In the current climate of hip-hop music, elements of '70s funk are quickly becoming a popular source of inspiration. Recent albums such as Childish Gambino's "Awaken, My Love!" and Kendrick Lamar's To Pimp a Butterfly update funk for contemporary listeners and help expand the scope of hip-hop's musicality. Funk legend George Clinton recently expressed his admiration for Gambino's work, explaining that he is "glad [Gambino] and others are bringing some new funk back.” Today, Clinton sat down with Rolling Stone to delve deeper into discussing funk's role in modern popular music.

Clinton began by reflecting on meeting Flying Lotus and Thundercat while working on Lamar's album, explaining that "they remind me of the 21st-century version of when Bootsy hooked up with Parliament-Funkadelic.
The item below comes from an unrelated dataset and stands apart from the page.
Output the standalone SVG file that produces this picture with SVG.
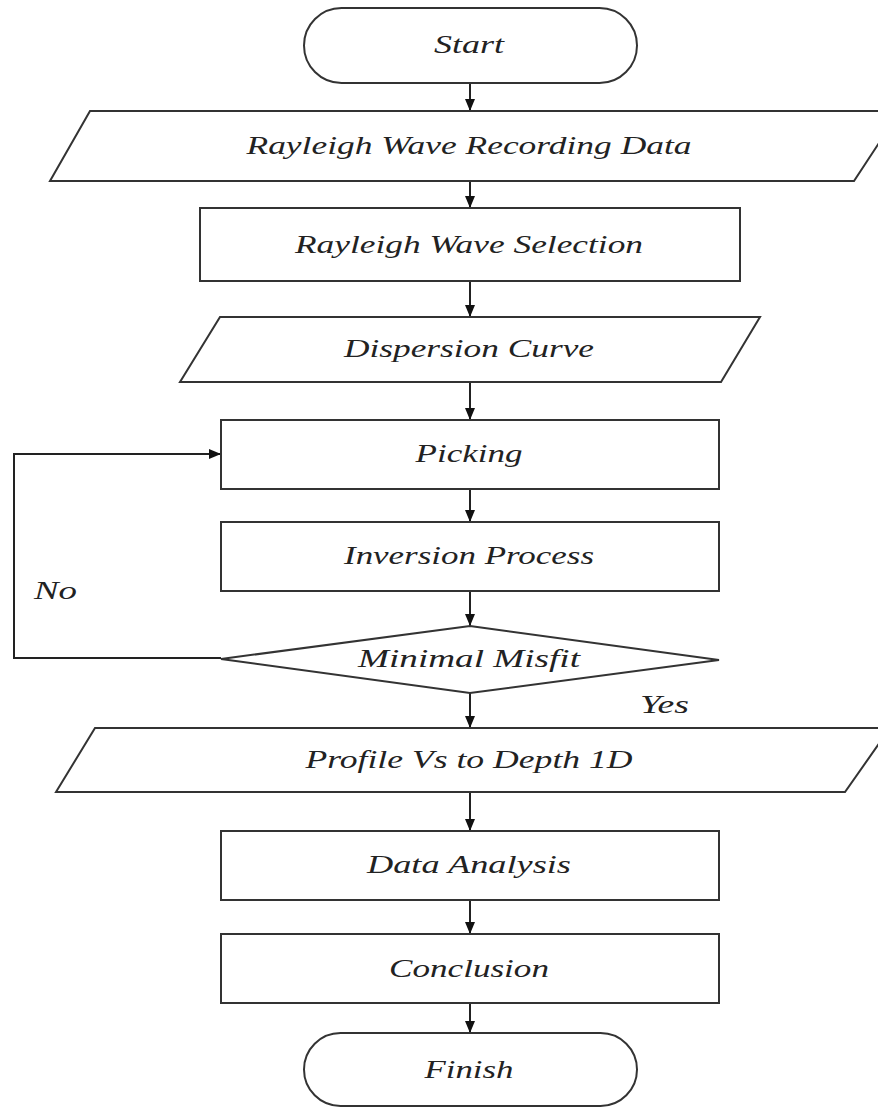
<svg xmlns="http://www.w3.org/2000/svg" width="878" height="1108" viewBox="0 0 878 1108">
  <style>
    .shape { fill: #ffffff; stroke: #333333; stroke-width: 2; }
    .conn { fill: none; stroke: #222222; stroke-width: 2; }
    .label { font-family: "Liberation Serif", "DejaVu Serif", serif; font-style: italic; font-size: 26px; fill: #222222; text-anchor: middle; }
    .side { font-family: "Liberation Serif", "DejaVu Serif", serif; font-style: italic; font-size: 26px; fill: #222222; }
  </style>
  <defs>
    <marker id="arrow" viewBox="0 0 12 10" refX="12" refY="5" markerWidth="12" markerHeight="10" markerUnits="userSpaceOnUse" orient="auto">
      <path d="M0,0 L12,5 L0,10 Z" fill="#111111"/>
    </marker>
  </defs>
  <rect width="878" height="1108" fill="#ffffff"/>

  <!-- connectors -->
  <g id="connectors">
    <line class="conn" x1="470" y1="83" x2="470" y2="111" marker-end="url(#arrow)"/>
    <line class="conn" x1="470" y1="181" x2="470" y2="208" marker-end="url(#arrow)"/>
    <line class="conn" x1="470" y1="281" x2="470" y2="317" marker-end="url(#arrow)"/>
    <line class="conn" x1="470" y1="382" x2="470" y2="420" marker-end="url(#arrow)"/>
    <line class="conn" x1="470" y1="489" x2="470" y2="522" marker-end="url(#arrow)"/>
    <line class="conn" x1="470" y1="591" x2="470" y2="626" marker-end="url(#arrow)"/>
    <line class="conn" x1="470" y1="693" x2="470" y2="728" marker-end="url(#arrow)"/>
    <line class="conn" x1="470" y1="792" x2="470" y2="831" marker-end="url(#arrow)"/>
    <line class="conn" x1="470" y1="900" x2="470" y2="934" marker-end="url(#arrow)"/>
    <line class="conn" x1="470" y1="1003" x2="470" y2="1033" marker-end="url(#arrow)"/>
    <!-- "No" loop back to Picking -->
    <polyline class="conn" points="221,658 14,658 14,454 221,454" marker-end="url(#arrow)"/>
    <text class="side" x="34" y="599" textLength="43" lengthAdjust="spacingAndGlyphs">No</text>
    <text class="side" x="640" y="713" textLength="49" lengthAdjust="spacingAndGlyphs">Yes</text>
  </g>

  <g id="start">
    <rect class="shape" x="304" y="8" width="333" height="75" rx="37.5" ry="37.5"/>
    <text class="label" x="469" y="53" textLength="70" lengthAdjust="spacingAndGlyphs">Start</text>
  </g>

  <g id="recording-data">
    <polygon class="shape" points="90,111 900,111 854,181 50,181"/>
    <text class="label" x="469" y="154" textLength="445" lengthAdjust="spacingAndGlyphs">Rayleigh Wave Recording Data</text>
  </g>

  <g id="wave-selection">
    <rect class="shape" x="200" y="208" width="540" height="73"/>
    <text class="label" x="469" y="253" textLength="348" lengthAdjust="spacingAndGlyphs">Rayleigh Wave Selection</text>
  </g>

  <g id="dispersion-curve">
    <polygon class="shape" points="220,317 760,317 721,382 180,382"/>
    <text class="label" x="469" y="357" textLength="250" lengthAdjust="spacingAndGlyphs">Dispersion Curve</text>
  </g>

  <g id="picking">
    <rect class="shape" x="221" y="420" width="498" height="69"/>
    <text class="label" x="469" y="462" textLength="107" lengthAdjust="spacingAndGlyphs">Picking</text>
  </g>

  <g id="inversion">
    <rect class="shape" x="221" y="522" width="498" height="69"/>
    <text class="label" x="469" y="564" textLength="250" lengthAdjust="spacingAndGlyphs">Inversion Process</text>
  </g>

  <g id="misfit">
    <polygon class="shape" points="470,626 719,660 470,693 221,659"/>
    <text class="label" x="469" y="667" textLength="222" lengthAdjust="spacingAndGlyphs">Minimal Misfit</text>
  </g>

  <g id="profile">
    <polygon class="shape" points="95,728 890,728 845,792 56,792"/>
    <text class="label" x="469" y="768" textLength="327" lengthAdjust="spacingAndGlyphs">Profile Vs to Depth 1D</text>
  </g>

  <g id="data-analysis">
    <rect class="shape" x="221" y="831" width="498" height="69"/>
    <text class="label" x="469" y="873" textLength="204" lengthAdjust="spacingAndGlyphs">Data Analysis</text>
  </g>

  <g id="conclusion">
    <rect class="shape" x="221" y="934" width="498" height="69"/>
    <text class="label" x="469" y="977" textLength="160" lengthAdjust="spacingAndGlyphs">Conclusion</text>
  </g>

  <g id="finish">
    <rect class="shape" x="304" y="1033" width="333" height="73" rx="36.5" ry="36.5"/>
    <text class="label" x="469" y="1078" textLength="89" lengthAdjust="spacingAndGlyphs">Finish</text>
  </g>
</svg>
They sound like the new version of that whole era. They've got the jazz version of that, and they're playing it themselves. Thundercat is a real great bass player." He went on to praise the work they contributed to Lamar's To Pimp a Butterfly, saying that their funk and jazz influenced instrumentation "gives a brand new life into the music of hip-hop."

When asked how funk has stayed relevant throughout the years, Clinton emphasized the importance of sampling. "Funk has been able to endure because it's been handed down by way of samples. The [Ice] Cubes, the Tupacs, the [Dr.] Dres, the Puffys, they sampled the music and kept it alive." He also explained that he has been able to keep his own career going strong by "getting along with the new ones that come along ready to put your ass out to pasture." Clinton concluded the interview by discussing his upcoming collaboration with Flying Lotus.